La nación hoy es un espacio distribuido donde circulan remesas, pero también afectos, cuidados, ideas políticas y cultura. La identidad cubana hoy se construye y se disputa tanto en La Habana como en Hialeah, Madrid o Ciudad de México. Esa transnacionalidad rompe el control territorial del Estado. La gente vive aquí, pero gestiona su supervivencia con recursos y referencias de allá. Y eso cambia la lealtad política, porque si el Estado no me garantiza la vida y mi red familiar transnacional sí, ¿quién me representa realmente?
También mencionas la Constitución de 2019 como un momento de “indefinición productiva”. ¿A qué te refieres?
La Constitución de 2019 fue un híbrido que cristalizó nuestras contradicciones. Fue un intento de actualizar el software del país, que reconoció cosas importantes: la propiedad privada, el mercado, el Estado de derecho. Pero al mismo tiempo, mantuvo el control político centralizado y los candados sobre la participación política efectiva.
Entonces, vives en una tensión constante: tienes una economía que se abre a regañadientes al sector privado y una sociedad que se pluraliza, pero una estructura política que sigue operando con la lógica del centralismo de los años setenta. Esa contradicción es insostenible a largo plazo. No puedes tener una sociedad diversa y conectada gobernada por instituciones verticales y unánimes. Algo tiene que ceder.
Frente a este panorama de fracturas, de viejos relatos que no funcionan y nuevos que están en disputa, ¿hacia dónde vamos? ¿Ves emerger un nuevo consenso?
Estamos en un momento de transición (aunque la indefinición de hacia qué sea fundamental), de disputa abierta.
El desafío es enorme. Cuba se ha convertido en un laboratorio regional de las crisis hegemónicas. Lo que pasa aquí resuena con lo que pasa en América Latina: crisis de representación, estallidos sociales, polarización.
Se trata de imaginar un futuro que evite la restauración neoliberal pura y dura, que ya sabemos que en América Latina ha traído exclusión, privatización de la vida y un “sálvese quien pueda” que desprotege al trabajador; pero tampoco podemos seguir en el atrincheramiento autoritario actual, que en nombre de la soberanía asfixia la diversidad e incluso la reproducción de la vida de la mayoría.

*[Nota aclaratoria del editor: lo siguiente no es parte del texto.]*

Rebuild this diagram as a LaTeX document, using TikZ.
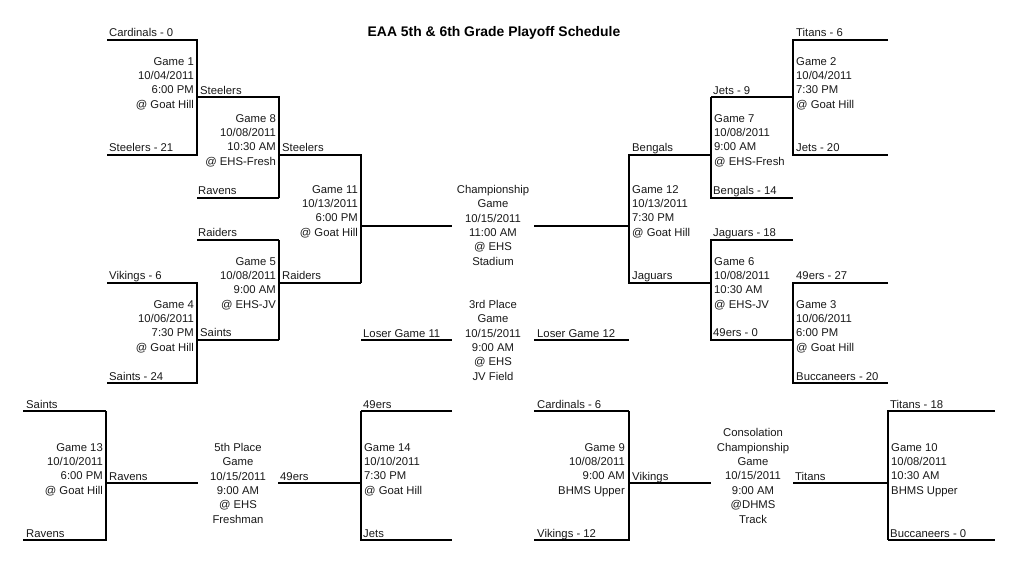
\documentclass[tikz,border=0pt]{standalone}
\usepackage{fontspec}
\setmainfont{Liberation Sans}
\tikzset{
  thk/.style={line width=2.2pt,line cap=butt,line join=miter},
  thn/.style={line width=1.4pt,line cap=butt,line join=miter},
  team/.style={anchor=base west,inner sep=0pt,text=black!90,font=\fontsize{11.3}{14.3}\selectfont},
  infoR/.style={anchor=north east,inner sep=0pt,align=right,text=black!90,font=\fontsize{11.3}{14.35}\selectfont},
  infoL/.style={anchor=north west,inner sep=0pt,align=left,text=black!90,font=\fontsize{11.3}{14.35}\selectfont},
  infoC/.style={anchor=north,inner sep=0pt,align=center,text=black!90,font=\fontsize{11.3}{14.35}\selectfont},
  titlelabel/.style={inner sep=0pt,font=\bfseries\fontsize{13.9}{16}\selectfont}
}
% name, left x, top y, right x, bottom y
\newcommand{\corners}[5]{%
  \coordinate (#1a) at (#2,#3);\coordinate (#1b) at (#4,#3);
  \coordinate (#1c) at (#4,#5);\coordinate (#1d) at (#2,#5);}
\begin{document}
\begin{tikzpicture}[x=1pt,y=-1pt]
\useasboundingbox (0,0) rectangle (1024,566);
\fill[white] (0,0) rectangle (1024,566);
% junction coordinates: a=top left, b=top right, c=bottom right, d=bottom left
\corners{gA}{107}{40}{197}{155}
\corners{gH}{197}{97}{279}{198}
\corners{gK}{279}{155}{361}{283}
\corners{gE}{197}{240}{279}{340}
\corners{gD}{107}{283}{197}{383}
\corners{gB}{793}{40}{888}{155}
\corners{gG}{711}{97}{793}{198}
\corners{gL}{629}{155}{711}{283}
\corners{gF}{711}{240}{793}{340}
\corners{gC}{793}{283}{888}{383}
\corners{gM}{23}{411}{106}{540}
\corners{gN}{361}{411}{452}{540}
\corners{gI}{534}{411}{629}{540}
\corners{gJ}{888}{411}{995}{540}
\coordinate (champL) at (452,226);\coordinate (champLj) at (361,226);
\coordinate (champR) at (534,226);\coordinate (champRj) at (629,226);
\coordinate (loseLa) at (361,340);\coordinate (loseLb) at (452,340);
\coordinate (loseRa) at (534,340);\coordinate (loseRb) at (629,340);
\coordinate (fifthLj) at (106,483);\coordinate (fifthL) at (198,483);
\coordinate (fifthRj) at (361,483);\coordinate (fifthR) at (278,483);
\coordinate (consLj) at (629,483);\coordinate (consL) at (711,483);
\coordinate (consRj) at (888,483);\coordinate (consR) at (793,483);
% brackets
\draw[thk] (gAa) -- (gAb) -- (gAc) -- (gAd);
\draw[thn] (gHa) -- (gHb) -- (gHc);
\draw[thk] (gHc) -- (gHd);
\draw[thk] (gKa) -- (gKb) -- (gKc);
\draw[thn] (gKc) -- (gKd);
\draw[thk] (gEa) -- (gEb);
\draw[thn] (gEb) -- (gEc);
\draw[thk] (gEc) -- (gEd);
\draw[thk] (gDa) -- (gDb) -- (gDc) -- (gDd);
\draw[thk] (gBb) -- (gBa) -- (gBd) -- (gBc);
\draw[thn] (gGb) -- (gGa);
\draw[thk] (gGa) -- (gGd) -- (gGc);
\draw[thk] (gLb) -- (gLa) -- (gLd) -- (gLc);
\draw[thk] (gFb) -- (gFa) -- (gFd) -- (gFc);
\draw[thk] (gCb) -- (gCa) -- (gCd) -- (gCc);
\draw[thn] (gMa) -- (gMb);
\draw[thk] (gMb) -- (gMc) -- (gMd);
\draw[thn] (gNb) -- (gNa);
\draw[thk] (gNa) -- (gNd) -- (gNc);
\draw[thn] (gIa) -- (gIb);
\draw[thk] (gIb) -- (gIc) -- (gId);
\draw[thn] (gJb) -- (gJa) -- (gJd);
\draw[thk] (gJd) -- (gJc);
% feeders
\draw[thk] (champLj) -- (champL);
\draw[thk] (champRj) -- (champR);
\draw[thk] (loseLa) -- (loseLb);
\draw[thk] (loseRa) -- (loseRb);
\draw[thk] (fifthLj) -- (fifthL);
\draw[thk] (fifthRj) -- (fifthR);
\draw[thk] (consLj) -- (consL);
\draw[thk] (consRj) -- (consR);
% title
\node[titlelabel] (title) at (494,32.5) {EAA 5th \& 6th Grade Playoff Schedule};
% game texts
\node[infoR] (t1) at (194,57) {Game 1\\10/04/2011\\6:00 PM\\@ Goat Hill};
\node[infoR] (t8) at (276,114) {Game 8\\10/08/2011\\10:30 AM\\@ EHS-Fresh};
\node[infoR] (t11) at (358,185) {Game 11\\10/13/2011\\6:00 PM\\@ Goat Hill};
\node[infoR] (t5) at (276,257) {Game 5\\10/08/2011\\9:00 AM\\@ EHS-JV};
\node[infoR] (t4) at (194,300) {Game 4\\10/06/2011\\7:30 PM\\@ Goat Hill};
\node[infoL] (t2) at (796,57) {Game 2\\10/04/2011\\7:30 PM\\@ Goat Hill};
\node[infoL] (t7) at (714,114) {Game 7\\10/08/2011\\9:00 AM\\@ EHS-Fresh};
\node[infoL] (t12) at (632,185) {Game 12\\10/13/2011\\7:30 PM\\@ Goat Hill};
\node[infoL] (t6) at (714,257) {Game 6\\10/08/2011\\10:30 AM\\@ EHS-JV};
\node[infoL] (t3) at (796,300) {Game 3\\10/06/2011\\6:00 PM\\@ Goat Hill};
\node[infoR] (t13) at (103,443) {Game 13\\10/10/2011\\6:00 PM\\@ Goat Hill};
\node[infoL] (t14) at (364,443) {Game 14\\10/10/2011\\7:30 PM\\@ Goat Hill};
\node[infoR] (t9) at (625,443) {Game 9\\10/08/2011\\9:00 AM\\BHMS Upper};
\node[infoL] (t10) at (891,443) {Game 10\\10/08/2011\\10:30 AM\\BHMS Upper};
\node[infoC] (champ) at (493,185) {Championship\\Game\\10/15/2011\\11:00 AM\\@ EHS\\Stadium};
\node[infoC] (third) at (493,300) {3rd Place\\Game\\10/15/2011\\9:00 AM\\@ EHS\\JV Field};
\node[infoC] (fifth) at (238,443) {5th Place\\Game\\10/15/2011\\9:00 AM\\@ EHS\\Freshman};
\node[infoC] (cons) at (753,428.5) {Consolation\\Championship\\Game\\10/15/2011\\9:00 AM\\@DHMS\\Track};
% team labels
\node[team] (l01) at (109,36) {Cardinals - 0};
\node[team] (l02) at (109,151) {Steelers - 21};
\node[team] (l03) at (200,94) {Steelers};
\node[team] (l04) at (198,194) {Ravens};
\node[team] (l05) at (282,151) {Steelers};
\node[team] (l06) at (198,236) {Raiders};
\node[team] (l07) at (282,279) {Raiders};
\node[team] (l08) at (109,279) {Vikings - 6};
\node[team] (l09) at (200,336) {Saints};
\node[team] (l10) at (109,380) {Saints - 24};
\node[team] (l11) at (796,36) {Titans - 6};
\node[team] (l12) at (796,151) {Jets - 20};
\node[team] (l13) at (713,94) {Jets - 9};
\node[team] (l14) at (713,194) {Bengals - 14};
\node[team] (l15) at (632,151) {Bengals};
\node[team] (l16) at (713,236) {Jaguars - 18};
\node[team] (l17) at (632,279) {Jaguars};
\node[team] (l18) at (796,279) {49ers - 27};
\node[team] (l19) at (713,336) {49ers - 0};
\node[team] (l20) at (796,380) {Buccaneers - 20};
\node[team] (l21) at (363,337) {Loser Game 11};
\node[team] (l22) at (537,337) {Loser Game 12};
\node[team] (l23) at (26,408) {Saints};
\node[team] (l24) at (26,537) {Ravens};
\node[team] (l25) at (109,480) {Ravens};
\node[team] (l26) at (280,480) {49ers};
\node[team] (l27) at (363,408) {49ers};
\node[team] (l28) at (363,537) {Jets};
\node[team] (l29) at (537,408) {Cardinals - 6};
\node[team] (l30) at (537,537) {Vikings - 12};
\node[team] (l31) at (632,480) {Vikings};
\node[team] (l32) at (795,480) {Titans};
\node[team] (l33) at (890,408) {Titans - 18};
\node[team] (l34) at (890,537) {Buccaneers - 0};
\end{tikzpicture}
\end{document}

Necesitamos avanzar hacia un horizonte democrático y soberano, donde la justicia social (que no falte la comida, la escuela, la salud) y la libertad política (que puedas decir lo que piensas, organizarte y participar realmente) no sean enemigas, sino condiciones mutuas. Esa es la disputa real hoy, la de imaginar una democracia soberana, donde la igualdad no cueste la libertad.